▶ _TASK GOAL_: Your job is to retype all of the data word for word, leaving every image out.

▶ _DATA EXCERPT_:

* * *

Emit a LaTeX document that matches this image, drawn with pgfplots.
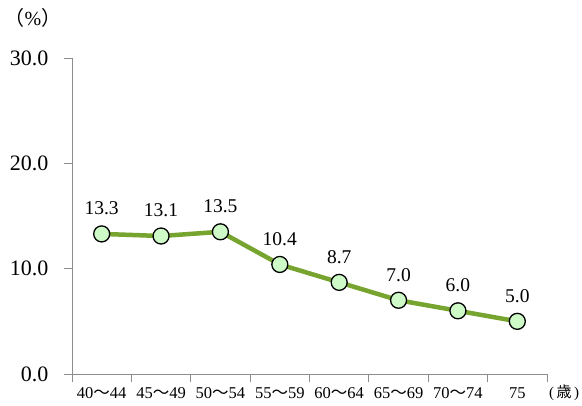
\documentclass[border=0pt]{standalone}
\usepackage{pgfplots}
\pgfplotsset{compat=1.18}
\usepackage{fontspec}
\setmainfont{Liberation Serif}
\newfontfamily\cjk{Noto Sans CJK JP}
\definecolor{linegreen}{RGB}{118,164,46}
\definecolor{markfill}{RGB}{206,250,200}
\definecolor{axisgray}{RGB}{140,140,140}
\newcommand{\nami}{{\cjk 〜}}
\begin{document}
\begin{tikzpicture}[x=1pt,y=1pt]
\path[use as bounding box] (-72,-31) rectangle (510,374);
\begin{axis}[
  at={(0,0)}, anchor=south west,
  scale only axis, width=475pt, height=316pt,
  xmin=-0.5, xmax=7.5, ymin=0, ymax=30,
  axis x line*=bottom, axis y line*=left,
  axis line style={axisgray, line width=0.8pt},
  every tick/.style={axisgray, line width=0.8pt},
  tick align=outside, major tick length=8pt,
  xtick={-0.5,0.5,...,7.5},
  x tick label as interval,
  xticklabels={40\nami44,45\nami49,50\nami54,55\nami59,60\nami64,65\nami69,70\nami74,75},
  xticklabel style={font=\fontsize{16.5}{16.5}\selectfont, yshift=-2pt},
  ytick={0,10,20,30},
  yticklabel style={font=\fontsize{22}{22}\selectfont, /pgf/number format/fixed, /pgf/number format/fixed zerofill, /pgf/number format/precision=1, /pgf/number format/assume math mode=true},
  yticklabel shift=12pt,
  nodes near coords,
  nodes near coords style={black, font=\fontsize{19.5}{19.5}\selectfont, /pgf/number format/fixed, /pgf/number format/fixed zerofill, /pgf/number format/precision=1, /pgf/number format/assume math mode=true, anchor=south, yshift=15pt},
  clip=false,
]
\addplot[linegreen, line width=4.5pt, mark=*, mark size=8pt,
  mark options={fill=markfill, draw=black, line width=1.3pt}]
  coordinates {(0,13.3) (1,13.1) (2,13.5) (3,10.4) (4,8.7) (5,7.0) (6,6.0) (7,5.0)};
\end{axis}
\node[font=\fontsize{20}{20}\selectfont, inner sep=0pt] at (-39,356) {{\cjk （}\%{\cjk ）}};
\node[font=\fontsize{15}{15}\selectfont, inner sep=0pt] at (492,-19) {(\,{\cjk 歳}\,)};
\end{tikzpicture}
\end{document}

* * *

▶ _OUTPUT_:
Emit a LaTeX document that matches this image, drawn with pgfplots.
\documentclass[border=0pt]{standalone}
\usepackage{pgfplots}
\pgfplotsset{compat=1.18}
\usepackage{fontspec}
\setmainfont{Liberation Serif}
\newfontfamily\cjk{Noto Sans CJK JP}
\definecolor{linegreen}{RGB}{118,164,46}
\definecolor{markfill}{RGB}{206,250,200}
\definecolor{axisgray}{RGB}{140,140,140}
\newcommand{\nami}{{\cjk 〜}}
\begin{document}
\begin{tikzpicture}[x=1pt,y=1pt]
\path[use as bounding box] (-72,-31) rectangle (510,374);
\begin{axis}[
  at={(0,0)}, anchor=south west,
  scale only axis, width=475pt, height=316pt,
  xmin=-0.5, xmax=7.5, ymin=0, ymax=30,
  axis x line*=bottom, axis y line*=left,
  axis line style={axisgray, line width=0.8pt},
  every tick/.style={axisgray, line width=0.8pt},
  tick align=outside, major tick length=8pt,
  xtick={-0.5,0.5,...,7.5},
  x tick label as interval,
  xticklabels={40\nami44,45\nami49,50\nami54,55\nami59,60\nami64,65\nami69,70\nami74,75},
  xticklabel style={font=\fontsize{16.5}{16.5}\selectfont, yshift=-2pt},
  ytick={0,10,20,30},
  yticklabel style={font=\fontsize{22}{22}\selectfont, /pgf/number format/fixed, /pgf/number format/fixed zerofill, /pgf/number format/precision=1, /pgf/number format/assume math mode=true},
  yticklabel shift=12pt,
  nodes near coords,
  nodes near coords style={black, font=\fontsize{19.5}{19.5}\selectfont, /pgf/number format/fixed, /pgf/number format/fixed zerofill, /pgf/number format/precision=1, /pgf/number format/assume math mode=true, anchor=south, yshift=15pt},
  clip=false,
]
\addplot[linegreen, line width=4.5pt, mark=*, mark size=8pt,
  mark options={fill=markfill, draw=black, line width=1.3pt}]
  coordinates {(0,13.3) (1,13.1) (2,13.5) (3,10.4) (4,8.7) (5,7.0) (6,6.0) (7,5.0)};
\end{axis}
\node[font=\fontsize{20}{20}\selectfont, inner sep=0pt] at (-39,356) {{\cjk （}\%{\cjk ）}};
\node[font=\fontsize{15}{15}\selectfont, inner sep=0pt] at (492,-19) {(\,{\cjk 歳}\,)};
\end{tikzpicture}
\end{document}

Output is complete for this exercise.